After spending N$189 million on its construction, a further N$51 million is needed to revive the Zambezi Waterfront Tourism Park, which has not been operational for nearly seven years.
The lodging facility is located on the banks of the Zambezi River in Katima Mulilo.
Back in 2020, tourism minister Pohamba Shifeta admitted that the government gravely erred when it pumped millions into a project it had no capacity to run.
“Building such facilities requires money, but after construction, you remain with an unused facility, and no plans to benefit from it. I must openly
state that anyone can say 'no, it was right [to invest in ZWTP]', [but] we should stop as the central government to build facilities that we know we cannot run,” he said then.
Instead, Shifeta said the government’s role should be capacitating and ensuring that the Namibia Wildlife Resorts (NWR) is run prudently and profitably. NWR is the state-owned enterprise mandated to run tourism facilities within protected areas.
He stressed that the government started on the wrong foot by investing millions in the park, and admitted that it does not have the network [clientele base] to feed a tourism facility; a prerequisite for survival in the tourism industry.
At the time, the park resorted under the auspices of the tourism ministry.
Shifeta’s sentiments remain true now as they were then. While the government is said to have spent N$189 million to establish the tourism facility, N$57 million reportedly vanished into thin air, without a trace.
Back in 2020, Shifeta told Nampa that the government was at an advanced stage to have the land on which the park is built transferred to it, and have the ZWTP dissolved to allow the NWR to take over the facility. The land in question is owned by the Katima Mulilo Town Council, despite the State having paid for its servicing.
At the time, dissolving ZWTP was seen as the best option for the government, as the legal process of transferring one business into another’s name is a cumbersome exercise.
“If we dissolve the company, its whole entire assets will be transferred to NWR. It will become an NWR asset,” Shifeta said that year.
Nothing has happened in this regard.
Last week, the Ministry of Finance and Public Enterprises sang from the same hymn book. “We are at an advanced stage to facilitate the transfer of Zambezi Waterfront to the best fit of a State entity to run it. The media will be kept abreast of the developments.”
“In 2020, the ministry [of tourism] approached NWR with a proposal for taking over the Zambezi Waterfront, and NWR conducted an assessment that estimated a renovation cost of N$51 million,” Wilson Shikoto, the finance and public enterprises ministry’s spokesperson dropped the new bombshell last week.
He blamed Covid-19 as the main stumbling block in a smooth transfer.
“Unfortunately, the outbreak of the Covid-19 pandemic severely impacted the tourism industry, including NWR and other establishments. The unforeseen financial constraints caused by the pandemic, which impacted the entire tourism sector, made it challenging for NWR to secure the necessary resources to fund the renovation of the infrastructure,” Shikoto said.

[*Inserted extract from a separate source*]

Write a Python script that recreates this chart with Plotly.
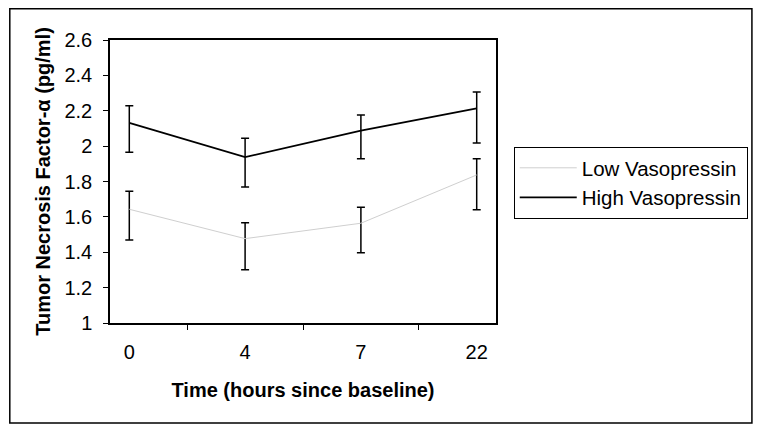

He, however, hastened to note that the government and NWR have been actively engaged in addressing the situation, seeking alternative solutions and exploring funding opportunities.
“The goal remains to revitalise the Zambezi Waterfront, and our efforts are geared towards finding a sustainable solution,” he stated emphatically. Shikoto was responding to detailed questions sent to him last week.
Since its completion, the commercial side of the Zambezi Waterfront failed to take off, primarily due to the government’s lack of capacity to run it.
Images seen by New Era depict a lodging facility which is fast turning into a white elephant at an unprecedented pace, with roofs falling off the bungalows, while cracked walls can be detected almost everywhere.
This publicationcould not independently determine the timeliness of the disturbing pictures. Further responding to questions last week, the finance and public enterprises ministry, under whose purview the Zambezi waterfront now resorts, also acknowledged their shortcomings.
“We acknowledge that there have been challenges with the condition of the ZWF infrastructure, and it is true that it has deteriorated over time. We understand the concerns regarding this matter, and have been actively working towards finding a solution,” Shikoto continued.
He said the ministry’s main focus is developing a comprehensive plan to improve and revitalise the waterfront infrastructure “for the benefit of all stakeholders involved”.
Since 2016, no business has taken place at the park.
The operations were brought to a grand halt, following allegations of dishonesty and maladministration.
The park has an administration block, 15 bungalows, a camping site, conference facilities and walkways on land measuring 22 hectares. In 2020, about 17 employees were on the park’s payroll, reduced to only maintaining its infrastructure, with the hope that one day, the government will find a solution on how to run the tourism park.
At the height of the Covid-19 pandemic, the park was used as a quarantine facility.